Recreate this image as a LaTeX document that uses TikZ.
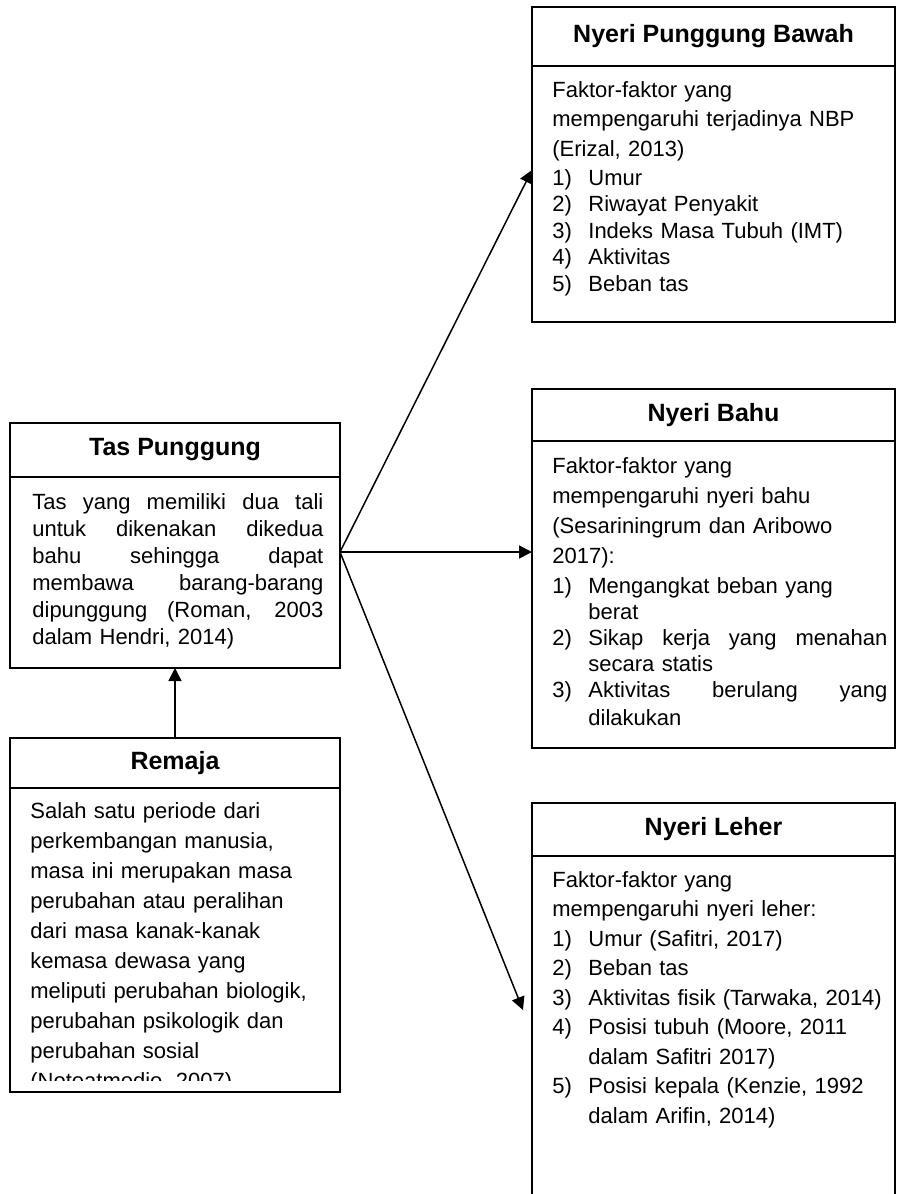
\documentclass[tikz,border=0pt]{standalone}
\usepackage{fontspec}
\setmainfont{Liberation Sans}
\usetikzlibrary{positioning, arrows.meta}

\newcommand{\itm}[2]{\makebox[18pt][l]{#1}#2}
\newcommand{\spread}[2]{\makebox[#1][s]{\spaceskip=.3333em plus 1fil\relax #2}}

\begin{document}
\begin{tikzpicture}[
        x=0.5pt, y=-0.5pt,
        head/.style={
            rectangle,
            draw,
            line width=0.9pt,
            inner sep=0pt,
            outer sep=0pt,
            font=\fontsize{12.5}{15}\selectfont\bfseries
        },
        body/.style={
            rectangle,
            draw,
            line width=0.9pt,
            inner sep=0pt,
            outer sep=0pt
        },
        txt/.style={
            anchor=base west,
            inner sep=0pt,
            text width=175pt,
            align=left,
            font=\fontsize{11}{15}\selectfont
        },
        arrow/.style={
            -{Triangle[length=6.5pt, width=6.5pt]},
            line width=0.75pt
        }
    ]
    \useasboundingbox (0,0) rectangle (896,1194);
    \clip (0,0) rectangle (896,1194);

    % Tas Punggung
    \node[head, minimum width=165pt, minimum height=27pt] (tpH) at (175, 450) {Tas Punggung};
    \node[body, minimum width=165pt, minimum height=95.5pt, below=0pt of tpH] (tpB) {};
    \node[txt, text width=146pt, font=\fontsize{11}{13.5}\selectfont] (tpT) at (32, 509) {%
        \spread{145.5pt}{Tas yang memiliki dua tali}\\
        \spread{145.5pt}{untuk dikenakan dikedua}\\
        \spread{145.5pt}{bahu sehingga dapat}\\
        \spread{145.5pt}{membawa barang-barang}\\
        \spread{145.5pt}{dipunggung (Roman, 2003}\\
        dalam Hendri, 2014)};

    % Remaja
    \node[head, minimum width=165pt, minimum height=25pt] (rH) at (175, 763) {Remaja};
    \node[body, minimum width=165pt, minimum height=152pt, below=0pt of rH] (rB) {};
    \begin{scope}
        \clip (rB.north west) rectangle ([yshift=6pt]rB.south east);
        \node[txt] (rT) at (30, 818) {Salah satu periode dari\\
            perkembangan manusia,\\
            masa ini merupakan masa\\
            perubahan atau peralihan\\
            dari masa kanak-kanak\\
            kemasa dewasa yang\\
            meliputi perubahan biologik,\\
            perubahan psikologik dan\\
            perubahan sosial\\
            (Notoatmodjo, 2007)};
    \end{scope}

    % Nyeri Punggung Bawah
    \node[head, minimum width=181.5pt, minimum height=29.5pt] (npbH) at (713.5, 36.5) {Nyeri Punggung Bawah};
    \node[body, minimum width=181.5pt, minimum height=128pt, below=0pt of npbH] (npbB) {};
    \node[txt, font=\fontsize{11}{14.75}\selectfont] (npbT) at (552, 97) {Faktor-faktor yang\\
        mempengaruhi terjadinya NBP\\
        (Erizal, 2013)\\
        \itm{1)}{Umur}\\[-1.5pt]
        \itm{2)}{Riwayat Penyakit}\\[-1.5pt]
        \itm{3)}{Indeks Masa Tubuh (IMT)}\\[-1.5pt]
        \itm{4)}{Aktivitas}\\[-1.5pt]
        \itm{5)}{Beban tas}};

    % Nyeri Bahu
    \node[head, minimum width=181.5pt, minimum height=26pt] (nbH) at (713.5, 415) {Nyeri Bahu};
    \node[body, minimum width=181.5pt, minimum height=153.5pt, below=0pt of nbH] (nbB) {};
    \node[txt] (nbT) at (552, 473) {Faktor-faktor yang\\
        mempengaruhi nyeri bahu\\
        (Sesariningrum dan Aribowo\\
        2017):\\
        \itm{1)}{Mengangkat beban yang}\\[-2pt]
        \itm{}{berat}\\[-2pt]
        \itm{2)}{\spread{149.5pt}{Sikap kerja yang menahan}}\\[-2pt]
        \itm{}{secara statis}\\[-2pt]
        \itm{3)}{\spread{149.5pt}{Aktivitas berulang yang}}\\[-1pt]
        \itm{}{dilakukan}};

    % Nyeri Leher
    \node[head, minimum width=181.5pt, minimum height=26.5pt] (nlH) at (713.5, 829.5) {Nyeri Leher};
    \node[body, minimum width=181.5pt, minimum height=202pt, below=0pt of nlH] (nlB) {};
    \node[txt, font=\fontsize{11}{14.75}\selectfont] (nlT) at (552, 887) {Faktor-faktor yang\\
        mempengaruhi nyeri leher:\\
        \itm{1)}{Umur (Safitri, 2017)}\\
        \itm{2)}{Beban tas}\\
        \itm{3)}{Aktivitas fisik (Tarwaka, 2014)}\\
        \itm{4)}{Posisi tubuh (Moore, 2011}\\
        \itm{}{dalam Safitri 2017)}\\
        \itm{5)}{Posisi kepala (Kenzie, 1992}\\
        \itm{}{dalam Arifin, 2014)}};

    % Arrows
    \coordinate (fork) at ([yshift=10.25pt]tpB.east);
    \coordinate (nlTip) at ([xshift=-4.5pt, yshift=24pt]nlB.west);
    \draw[arrow] (rH) -- (tpB);
    \draw[arrow] (fork) -- ([yshift=12pt]npbB.west);
    \draw[arrow] (fork) -- (nbB.west |- fork);
    \draw[arrow] (fork) -- (nlTip);

\end{tikzpicture}
\end{document}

******

=== EXERCISE GOAL ===
Using the data above, print every line exactly, omitting pictures.

=== RESPONSE ===
Recreate this image as a LaTeX document that uses TikZ.
\documentclass[tikz,border=0pt]{standalone}
\usepackage{fontspec}
\setmainfont{Liberation Sans}
\usetikzlibrary{positioning, arrows.meta}

\newcommand{\itm}[2]{\makebox[18pt][l]{#1}#2}
\newcommand{\spread}[2]{\makebox[#1][s]{\spaceskip=.3333em plus 1fil\relax #2}}

\begin{document}
\begin{tikzpicture}[
        x=0.5pt, y=-0.5pt,
        head/.style={
            rectangle,
            draw,
            line width=0.9pt,
            inner sep=0pt,
            outer sep=0pt,
            font=\fontsize{12.5}{15}\selectfont\bfseries
        },
        body/.style={
            rectangle,
            draw,
            line width=0.9pt,
            inner sep=0pt,
            outer sep=0pt
        },
        txt/.style={
            anchor=base west,
            inner sep=0pt,
            text width=175pt,
            align=left,
            font=\fontsize{11}{15}\selectfont
        },
        arrow/.style={
            -{Triangle[length=6.5pt, width=6.5pt]},
            line width=0.75pt
        }
    ]
    \useasboundingbox (0,0) rectangle (896,1194);
    \clip (0,0) rectangle (896,1194);

    % Tas Punggung
    \node[head, minimum width=165pt, minimum height=27pt] (tpH) at (175, 450) {Tas Punggung};
    \node[body, minimum width=165pt, minimum height=95.5pt, below=0pt of tpH] (tpB) {};
    \node[txt, text width=146pt, font=\fontsize{11}{13.5}\selectfont] (tpT) at (32, 509) {%
        \spread{145.5pt}{Tas yang memiliki dua tali}\\
        \spread{145.5pt}{untuk dikenakan dikedua}\\
        \spread{145.5pt}{bahu sehingga dapat}\\
        \spread{145.5pt}{membawa barang-barang}\\
        \spread{145.5pt}{dipunggung (Roman, 2003}\\
        dalam Hendri, 2014)};

    % Remaja
    \node[head, minimum width=165pt, minimum height=25pt] (rH) at (175, 763) {Remaja};
    \node[body, minimum width=165pt, minimum height=152pt, below=0pt of rH] (rB) {};
    \begin{scope}
        \clip (rB.north west) rectangle ([yshift=6pt]rB.south east);
        \node[txt] (rT) at (30, 818) {Salah satu periode dari\\
            perkembangan manusia,\\
            masa ini merupakan masa\\
            perubahan atau peralihan\\
            dari masa kanak-kanak\\
            kemasa dewasa yang\\
            meliputi perubahan biologik,\\
            perubahan psikologik dan\\
            perubahan sosial\\
            (Notoatmodjo, 2007)};
    \end{scope}

    % Nyeri Punggung Bawah
    \node[head, minimum width=181.5pt, minimum height=29.5pt] (npbH) at (713.5, 36.5) {Nyeri Punggung Bawah};
    \node[body, minimum width=181.5pt, minimum height=128pt, below=0pt of npbH] (npbB) {};
    \node[txt, font=\fontsize{11}{14.75}\selectfont] (npbT) at (552, 97) {Faktor-faktor yang\\
        mempengaruhi terjadinya NBP\\
        (Erizal, 2013)\\
        \itm{1)}{Umur}\\[-1.5pt]
        \itm{2)}{Riwayat Penyakit}\\[-1.5pt]
        \itm{3)}{Indeks Masa Tubuh (IMT)}\\[-1.5pt]
        \itm{4)}{Aktivitas}\\[-1.5pt]
        \itm{5)}{Beban tas}};

    % Nyeri Bahu
    \node[head, minimum width=181.5pt, minimum height=26pt] (nbH) at (713.5, 415) {Nyeri Bahu};
    \node[body, minimum width=181.5pt, minimum height=153.5pt, below=0pt of nbH] (nbB) {};
    \node[txt] (nbT) at (552, 473) {Faktor-faktor yang\\
        mempengaruhi nyeri bahu\\
        (Sesariningrum dan Aribowo\\
        2017):\\
        \itm{1)}{Mengangkat beban yang}\\[-2pt]
        \itm{}{berat}\\[-2pt]
        \itm{2)}{\spread{149.5pt}{Sikap kerja yang menahan}}\\[-2pt]
        \itm{}{secara statis}\\[-2pt]
        \itm{3)}{\spread{149.5pt}{Aktivitas berulang yang}}\\[-1pt]
        \itm{}{dilakukan}};

    % Nyeri Leher
    \node[head, minimum width=181.5pt, minimum height=26.5pt] (nlH) at (713.5, 829.5) {Nyeri Leher};
    \node[body, minimum width=181.5pt, minimum height=202pt, below=0pt of nlH] (nlB) {};
    \node[txt, font=\fontsize{11}{14.75}\selectfont] (nlT) at (552, 887) {Faktor-faktor yang\\
        mempengaruhi nyeri leher:\\
        \itm{1)}{Umur (Safitri, 2017)}\\
        \itm{2)}{Beban tas}\\
        \itm{3)}{Aktivitas fisik (Tarwaka, 2014)}\\
        \itm{4)}{Posisi tubuh (Moore, 2011}\\
        \itm{}{dalam Safitri 2017)}\\
        \itm{5)}{Posisi kepala (Kenzie, 1992}\\
        \itm{}{dalam Arifin, 2014)}};

    % Arrows
    \coordinate (fork) at ([yshift=10.25pt]tpB.east);
    \coordinate (nlTip) at ([xshift=-4.5pt, yshift=24pt]nlB.west);
    \draw[arrow] (rH) -- (tpB);
    \draw[arrow] (fork) -- ([yshift=12pt]npbB.west);
    \draw[arrow] (fork) -- (nbB.west |- fork);
    \draw[arrow] (fork) -- (nlTip);

\end{tikzpicture}
\end{document}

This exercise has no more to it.